Rotshidzwa Maluga attended Mabila Primary School deep in rural Vhembe in Limpopo over twenty years ago. He clearly remembers using the pit toilets at the school. Unbelievably, it’s the same toilets, only now more dilapidated, his five-year-old daughter is using as a Grade R pupil at the school.
“Every day I see her coming from the school, I celebrate knowing that she has survived for that day. But the stress I get for the few hours when my girl is at school is too much, as I worry about her safety,” the unemployed father of one tells Health-e News.
He says he worries daily that she will fall into one of the toilets.” These pit toilets at school are a ticking time bomb. Children are children. You cannot tell them only to use the bathroom when they get home. They will use the school toilets,” says Maluga.
Situated in Mabila village, Mabila Primary is the only school in the area. It has four dilapidated pit toilets that pupils share with teachers. Two for girls and two for boys. Over 200 children are enrolled at the school, which caters for Grade R to Grade 7.

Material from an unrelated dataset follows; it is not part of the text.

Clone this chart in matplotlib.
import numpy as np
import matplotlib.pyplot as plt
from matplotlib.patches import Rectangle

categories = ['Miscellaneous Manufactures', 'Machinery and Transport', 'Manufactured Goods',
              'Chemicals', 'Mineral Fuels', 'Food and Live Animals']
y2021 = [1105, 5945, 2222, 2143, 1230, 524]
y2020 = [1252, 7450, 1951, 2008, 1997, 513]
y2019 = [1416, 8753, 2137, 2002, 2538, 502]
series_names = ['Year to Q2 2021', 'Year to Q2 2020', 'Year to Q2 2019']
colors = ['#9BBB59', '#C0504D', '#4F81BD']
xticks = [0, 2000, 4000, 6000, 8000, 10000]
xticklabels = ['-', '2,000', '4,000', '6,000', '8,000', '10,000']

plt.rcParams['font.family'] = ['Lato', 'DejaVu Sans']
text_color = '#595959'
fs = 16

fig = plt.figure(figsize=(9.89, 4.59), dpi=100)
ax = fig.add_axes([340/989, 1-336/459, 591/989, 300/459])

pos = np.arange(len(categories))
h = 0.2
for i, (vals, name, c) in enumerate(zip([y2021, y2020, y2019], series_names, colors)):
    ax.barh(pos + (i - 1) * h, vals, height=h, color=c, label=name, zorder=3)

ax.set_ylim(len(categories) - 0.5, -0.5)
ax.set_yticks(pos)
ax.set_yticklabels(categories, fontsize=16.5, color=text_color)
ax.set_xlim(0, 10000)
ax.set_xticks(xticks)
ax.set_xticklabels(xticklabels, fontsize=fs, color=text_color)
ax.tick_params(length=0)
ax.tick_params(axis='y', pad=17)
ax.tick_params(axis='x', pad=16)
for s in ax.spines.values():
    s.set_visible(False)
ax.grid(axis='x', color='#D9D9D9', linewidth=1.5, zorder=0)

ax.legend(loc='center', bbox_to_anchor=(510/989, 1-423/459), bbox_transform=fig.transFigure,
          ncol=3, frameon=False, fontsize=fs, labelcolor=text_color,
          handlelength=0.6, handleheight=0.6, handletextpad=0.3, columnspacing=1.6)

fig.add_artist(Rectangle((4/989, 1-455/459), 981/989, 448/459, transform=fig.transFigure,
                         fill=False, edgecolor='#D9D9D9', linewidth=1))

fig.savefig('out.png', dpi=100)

“Though most of us still use pit toilets within our homes, they are properly constructed and safe to use, unlike those constructed years ago during the apartheid era. It’s about time the government does something as the safety of our children matters,” says Maluga.
The wait for new toilets continues
Almost five years ago, piles of bricks were delivered to the school to build proper toilet facilities. Not a single brick was laid, and nobody knows why.

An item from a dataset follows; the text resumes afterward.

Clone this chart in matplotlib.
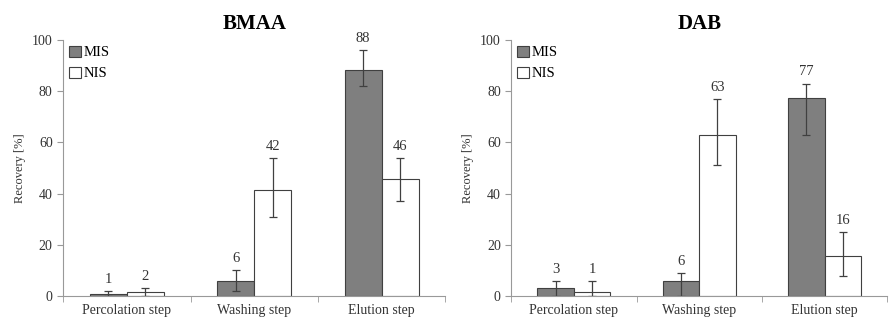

In 2020, the Limpopo education department told Health-e News the plans for a new sanitation block were abandoned due to a proposal to merge Mabila Primary school with another school in a nearby village. The merger never happened.
School Governing Body (SGB) chairperson, Eric Negondeni, says the department hasn’t updated them.
That is not the school’s only challenge. It also faces critical water shortages like the rest of the area. The community buys water from those who have boreholes.
According to the latest national statistics from the 2021 National Education Infrastructure Monitoring System (NEIMS) report, 2130 schools in South Africa have pit toilets as the only form of sanitation. The NEIMS also states that 90 schools have no access to electricity, while 5 836 schools have access to unreliable water.
‘Serious implications for female learners’
Equal Education researcher Jane Borman says poor infrastructure and sanitation deeply impact the day-to-day running of schools, including teaching. Female pupils’ education is particularly affected, as girls are likely to skip school when they menstruate.
“Stress is placed on educators who must compensate for the school’s lack of resources to try and deliver quality teaching for their learners. Therefore, dignified, safe and adequate school infrastructure is indispensable to teaching and learning and learners’ full enjoyment of quality schooling,” explains Borman.
In October 2022, the Department of Basic Education (DBE) reported to Equal Education that 225 schools are still made of entirely inappropriate materials, while 3 677 schools are made partially with inappropriate materials.
Global Coordinator at End Water Poverty, Dr Alana Potter, believes that the deaths of at least three children in pit latrines in South African public schools should have been a catalyst to solving the problem urgently.
In 2014, five-year-old Michael Komape fell and drowned in a pit toilet at Mahlodumela Primary School in Limpopo. In 2017, Siyamthanda Mtunu died after the walls of a pit toilet collapsed on him at Dalasile Primary School in the Eastern Cape. And in 2018, five-year-old Lumka Mketwa fell into a pit toilet and drowned at Luna Primary School in the Eastern Cape.
Poor sanitation is responsible for poor health outcomes in kids
According to Potter, the hygienic use of improved water and sanitation is needed to achieve the intended health benefits. “Water and a good toilet are necessary but insufficient. If you do not wash your hands, you will still get ill,” says Potter.
Borman says information on school infrastructure is either unavailable or outdated. When data is available, it is usually unreliable.
“This is because the information provided by the DBE often contradicts that provided by provincial education departments or the reality on the ground. For instance, we know of many schools that do not have access to water at all, but the national data shows that all schools have access to some source of water supply,” says Borman.
Borman says the bulk of the infrastructure backlogs is in rural provinces, namely Eastern Cape, Limpopo, and KwaZulu-Natal.
“Although these provinces inherited a deeply unequal and structurally inadequate basic education system in 1994, nearly 30 years later, we have seen mismanagement, apathy, and corruption hinder progress in service delivery to schools, compromising learners’ well-being, schooling, and futures.”
Lack of political will
Borman adds poor spending and planning in the sector illustrate the lack of political will to address school infrastructure challenges. Even with a law in place and court orders against them, education departments are slow to act.
“For instance, since its launch in 2011, the Accelerated Schools Infrastructure Delivery Initiative (ASIDI) has only managed to replace 266 schools made of inappropriate materials, improve the sanitation at 886 schools, and provide 372 schools with electricity,” said Borman.
Meanwhile, pupils, parents and teachers continue to hope that government will eventually address the issues Mabila Primary School faces.
Attempts to get comments from the provincial and national Department of Basic Education failed. –Health-e News.